Они вышли на улицу, и Брук надвинула на нос солнцезащитные очки, чтобы укрыться от яркого солнечного света. Эйми рылась в сумочке в поисках своих очков, ей очень хотелось спрятать за темными стеклами слезившиеся глаза. Они гуляли, и Эйми снова пересказывала Брук эту историю.
— Я имею в виду, у него правда подкосились ноги, — воскликнула Эйми. — Не сразу, но потом в комнате ожидания он чуть не свалился у моих ног. Сказал, это из-за того, что видел на экране монитора, как близко иголка подошла к малышу, он просто запаниковал. Несмотря на то, что его жена и ребенок в полной безопасности.
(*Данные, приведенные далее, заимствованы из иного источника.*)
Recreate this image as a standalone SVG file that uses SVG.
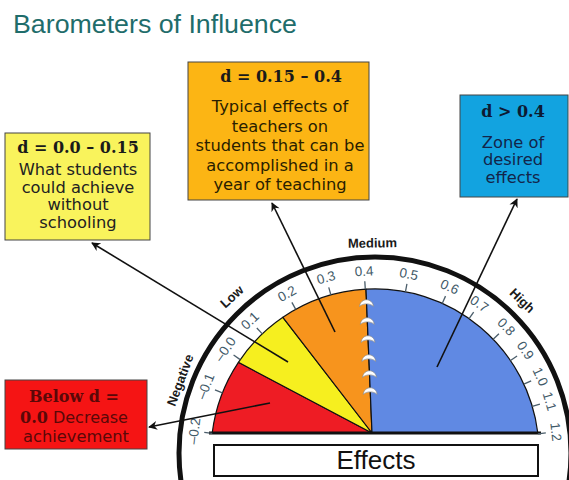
<svg xmlns="http://www.w3.org/2000/svg" width="569" height="480" viewBox="0 0 569 480">
<defs>
<style>
.title{font-family:"Liberation Sans",Arial,sans-serif;font-size:26px;fill:#1f6d6b}
.hd{font-family:"DejaVu Serif",Georgia,serif;font-weight:bold;font-size:16px;text-anchor:middle}
.bd{font-family:"DejaVu Sans",Verdana,sans-serif;font-size:16.3px;text-anchor:middle}
.box{stroke:#444;stroke-width:1}
.tick{stroke:#4a5d6a;stroke-width:1.3}
.lbl{font-family:"Liberation Sans",Arial,sans-serif;font-size:13.5px;fill:#3f5968;text-anchor:middle;dominant-baseline:central}
.rng{font-family:"Liberation Sans",Arial,sans-serif;font-weight:bold;font-size:13px;fill:#1a1a1a;text-anchor:middle;dominant-baseline:central}
.wedge{stroke:#111;stroke-width:1.2;stroke-linejoin:round}
.conn{stroke:#111;stroke-width:1.6;fill:none;marker-end:url(#ah)}
.cres{fill:#fff;stroke:#8a8a8a;stroke-width:0.7}
</style>
<marker id="ah" viewBox="0 0 10 10" refX="9" refY="5" markerWidth="11" markerHeight="9" markerUnits="userSpaceOnUse" orient="auto">
<path d="M0,0 L10,5 L0,10 L3,5 Z" fill="#111"/>
</marker>
<path id="cr" d="M-7,4.5 C-6,-4.5 6,-4.5 7,4.5 C4,1 -4,1 -7,4.5 Z"/>
</defs>
<rect width="569" height="480" fill="#fff"/>

<text id="title" class="title" x="13" y="33" textLength="284" lengthAdjust="spacingAndGlyphs">Barometers of Influence</text>

<g id="gauge">
<circle cx="375" cy="453" r="196" fill="none" stroke="#111" stroke-width="5"/>
<path class="wedge" fill="#ee1c24" d="M372,433 L212.2,433 A164,164 0 0 1 238.4,362.3 Z"/>
<path class="wedge" fill="#f6ef1f" d="M372,433 L238.4,362.3 A164,164 0 0 1 282.9,317.3 Z"/>
<path class="wedge" fill="#f7941d" d="M372,433 L282.9,317.3 A164,164 0 0 1 366,289.2 Z"/>
<path class="wedge" fill="#6089e3" d="M372,433 L366,289.2 A164,164 0 0 1 537.8,433 Z"/>
<line x1="209" y1="433" x2="541" y2="433" stroke="#111" stroke-width="3"/>
<g id="crescents">
<use href="#cr" class="cres" x="366.5" y="302"/>
<use href="#cr" class="cres" x="367.3" y="320"/>
<use href="#cr" class="cres" x="368" y="338"/>
<use href="#cr" class="cres" x="368.8" y="357"/>
<use href="#cr" class="cres" x="369.5" y="373"/>
<use href="#cr" class="cres" x="370.2" y="390"/>
</g>
<g id="scale">
<g transform="translate(375 453) rotate(-83.1)"><line class="tick" x1="0" y1="-164" x2="0" y2="-172"/><text class="lbl" x="0" y="-182">–0.2</text></g>
<g transform="translate(375 453) rotate(-68.5)"><line class="tick" x1="0" y1="-164" x2="0" y2="-172"/><text class="lbl" x="0" y="-182">–0.1</text></g>
<g transform="translate(375 453) rotate(-55.3)"><line class="tick" x1="0" y1="-164" x2="0" y2="-172"/><text class="lbl" x="0" y="-182">–0.0</text></g>
<g transform="translate(375 453) rotate(-43.4)"><line class="tick" x1="0" y1="-164" x2="0" y2="-172"/><text class="lbl" x="0" y="-182">0.1</text></g>
<g transform="translate(375 453) rotate(-28.9)"><line class="tick" x1="0" y1="-164" x2="0" y2="-172"/><text class="lbl" x="0" y="-182">0.2</text></g>
<g transform="translate(375 453) rotate(-15.6)"><line class="tick" x1="0" y1="-164" x2="0" y2="-172"/><text class="lbl" x="0" y="-182">0.3</text></g>
<g transform="translate(375 453) rotate(-3.4)"><line class="tick" x1="0" y1="-164" x2="0" y2="-172"/><text class="lbl" x="0" y="-182">0.4</text></g>
<g transform="translate(375 453) rotate(10.7)"><line class="tick" x1="0" y1="-164" x2="0" y2="-172"/><text class="lbl" x="0" y="-182">0.5</text></g>
<g transform="translate(375 453) rotate(24.2)"><line class="tick" x1="0" y1="-164" x2="0" y2="-172"/><text class="lbl" x="0" y="-182">0.6</text></g>
<g transform="translate(375 453) rotate(35)"><line class="tick" x1="0" y1="-164" x2="0" y2="-172"/><text class="lbl" x="0" y="-182">0.7</text></g>
<g transform="translate(375 453) rotate(46.1)"><line class="tick" x1="0" y1="-164" x2="0" y2="-172"/><text class="lbl" x="0" y="-182">0.8</text></g>
<g transform="translate(375 453) rotate(55.7)"><line class="tick" x1="0" y1="-164" x2="0" y2="-172"/><text class="lbl" x="0" y="-182">0.9</text></g>
<g transform="translate(375 453) rotate(65.2)"><line class="tick" x1="0" y1="-164" x2="0" y2="-172"/><text class="lbl" x="0" y="-182">1.0</text></g>
<g transform="translate(375 453) rotate(73.5)"><line class="tick" x1="0" y1="-164" x2="0" y2="-172"/><text class="lbl" x="0" y="-182">1.1</text></g>
<g transform="translate(375 453) rotate(83.3)"><line class="tick" x1="0" y1="-164" x2="0" y2="-172"/><text class="lbl" x="0" y="-182">1.2</text></g>
</g>
<g id="ranges">
<text class="rng" transform="translate(375 453) rotate(-69.5)" x="0" y="-208">Negative</text>
<text class="rng" transform="translate(375 453) rotate(-42.5)" x="0" y="-212">Low</text>
<text class="rng" transform="translate(375 453) rotate(-0.7)" x="0" y="-210">Medium</text>
<text class="rng" transform="translate(375 453) rotate(44)" x="0" y="-212">High</text>
</g>
</g>

<g id="effects">
<rect x="214" y="445" width="324" height="31" fill="#fff" stroke="#111" stroke-width="2"/>
<text x="376" y="469" font-family="Liberation Sans, Arial, sans-serif" font-size="26" text-anchor="middle" fill="#111">Effects</text>
</g>

<g id="box-yellow">
<rect class="box" x="5" y="133" width="145" height="107" fill="#f9f35c"/>
<text class="hd" x="78" y="153" fill="#1a1a1a">d = 0.0 – 0.15</text>
<text class="bd" fill="#222" x="78" y="175" font-size="16">What students</text>
<text class="bd" fill="#222" x="78" y="192.5" font-size="16">could achieve</text>
<text class="bd" fill="#222" x="78" y="210" font-size="16">without</text>
<text class="bd" fill="#222" x="78" y="227.5" font-size="16">schooling</text>
</g>

<g id="box-orange">
<rect class="box" x="188" y="62" width="181" height="138" fill="#fcb514"/>
<text class="hd" x="281" y="82" fill="#1a1a1a" font-size="16.5">d = 0.15 – 0.4</text>
<text class="bd" fill="#2a1e00" x="280" y="112">Typical effects of</text>
<text class="bd" fill="#2a1e00" x="280" y="131.5">teachers on</text>
<text class="bd" fill="#2a1e00" x="280" y="150.5">students that can be</text>
<text class="bd" fill="#2a1e00" x="280" y="170.5">accomplished in a</text>
<text class="bd" fill="#2a1e00" x="280" y="189.5">year of teaching</text>
</g>

<g id="box-blue">
<rect class="box" x="460" y="95" width="108" height="102" fill="#12a3e0"/>
<text class="hd" x="513" y="117" fill="#0d1a33" font-size="15">d &gt; 0.4</text>
<text class="bd" fill="#13254a" x="513" y="147.5" font-size="15.5">Zone of</text>
<text class="bd" fill="#13254a" x="513" y="165" font-size="15.5">desired</text>
<text class="bd" fill="#13254a" x="513" y="182.5" font-size="15.5">effects</text>
</g>

<g id="box-red">
<rect class="box" x="5" y="380" width="142" height="69" fill="#f51414" stroke="#600"/>
<text class="hd" x="74" y="402" fill="#5a0808">Below d =</text>
<text x="74" y="423" text-anchor="middle" fill="#5a0808"><tspan font-family="DejaVu Serif, Georgia, serif" font-weight="bold" font-size="16">0.0</tspan><tspan font-family="DejaVu Sans, Verdana, sans-serif" font-size="16"> Decrease</tspan></text>
<text class="bd" fill="#5a0808" x="76" y="442" font-size="16">achievement</text>
</g>

<g id="connectors">
<path class="conn" d="M288,362 L92,243"/>
<path class="conn" d="M335,332 L272,203"/>
<path class="conn" d="M437,367 L517,199"/>
<path class="conn" d="M270,403 L149,427"/>
</g>
</svg>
— Некоторые мужья просто более… ну, я не знаю, Эйми. Все мужья разные. Муж этой женщины, вероятно, склонен к обморокам.
— Да, не все мужья отвечают на телефонный звонок во время амниоцентеза, — буркнула Эйми, надвинула очки на глаза и высморкалась.
— Не может быть! — воскликнула Брук и, остановившись посреди тротуара, обернулась к подруге.
— Когда в меня вводили иглу, — призналась Эйми.
— Что ты сделала?
— Ну, я начала кричать. А он спросил, больно ли мне. Ты можешь в это поверить?
— А тебе было?
— Что?
— Больно?
— Ну, немного. Понимаешь, это же огромная, толстая игла. Но не настолько больно, чтобы кричать.
— Так что ты сделала?
— Я сказала, чтобы он, черт возьми, повесил трубку.
— Он повесил?
— Да. «Мне нужно идти, Шейла, дорогая, — промурлыкал он. — Я тебе перезвоню позже».
— А кто такая «дорогая Шейла»? — спросила Брук подозрительно.
— Его агент. Она высокая пожилая лесбиянка. Седые волосы, причудливая стрижка. Очки в роговой оправе. Лающий голос. Да дело не в том, кто это был!
— Мне очень жаль, Эйми.
— Я позвонила адвокату и расспросила его про развод, — призналась Эйми.
— Ты разведешься с парнем из-за того, что он слишком много болтает по мобильнику? — спросила Брук, а потом добавила: — Что он сказал?
— Он объяснил мне, на что я могу рассчитывать в плане отцовской поддержки, имея в виду алименты.
— Нет, мне интересно, что сказал твой муж, — объяснила Брук.
— Мой муж прошлой ночью сел в самолет и улетел в Эквадор фотографировать девочек в бикини. Оттуда он едет в Бухарест на съемку автомобилей, а потом снова в Токио, снимать свои рок-группы.
— Ты говорила ему, что хочешь развода?
Брук остановилась у входа в маленький, очаровательный итальянский ресторанчик на Черри-Лэйн, открыла дверь и жестом пригласила Эйми войти.
— Заходи, вечеринка там, в задней части ресторана.
— Я ему сказала, что подумываю об этом. Что с меня хватит и что он должен быть рядом со мной во время беременности, — Эйми пробиралась вглубь зала, выискивая глазами ленточки пастельных тонов и бумажных аистов для праздничного стола. — А он вручил мне чек на 26 000 долларов.
— Это большие деньги, — заметила Брук.
— Это всего лишь одна его зарплата за последний месяц работы в Токио. Он объясняет мне, какое это дорогое занятие — растить ребенка. Он удивляется, как я могу выбросить семь чудесных лет нашей совместной жизни из-за того, что он пытается проявить ответственность. Он говорит, что находится всего в одном шаге от славы, и именно поэтому должен все время работать. Я рада, что у него все хорошо. Я имею в виду, 26 000 долларов — немалая сумма за один месяц. Тем не менее проверка у врача заняла двадцать минут. Он мог бы и отключить свой проклятый телефон.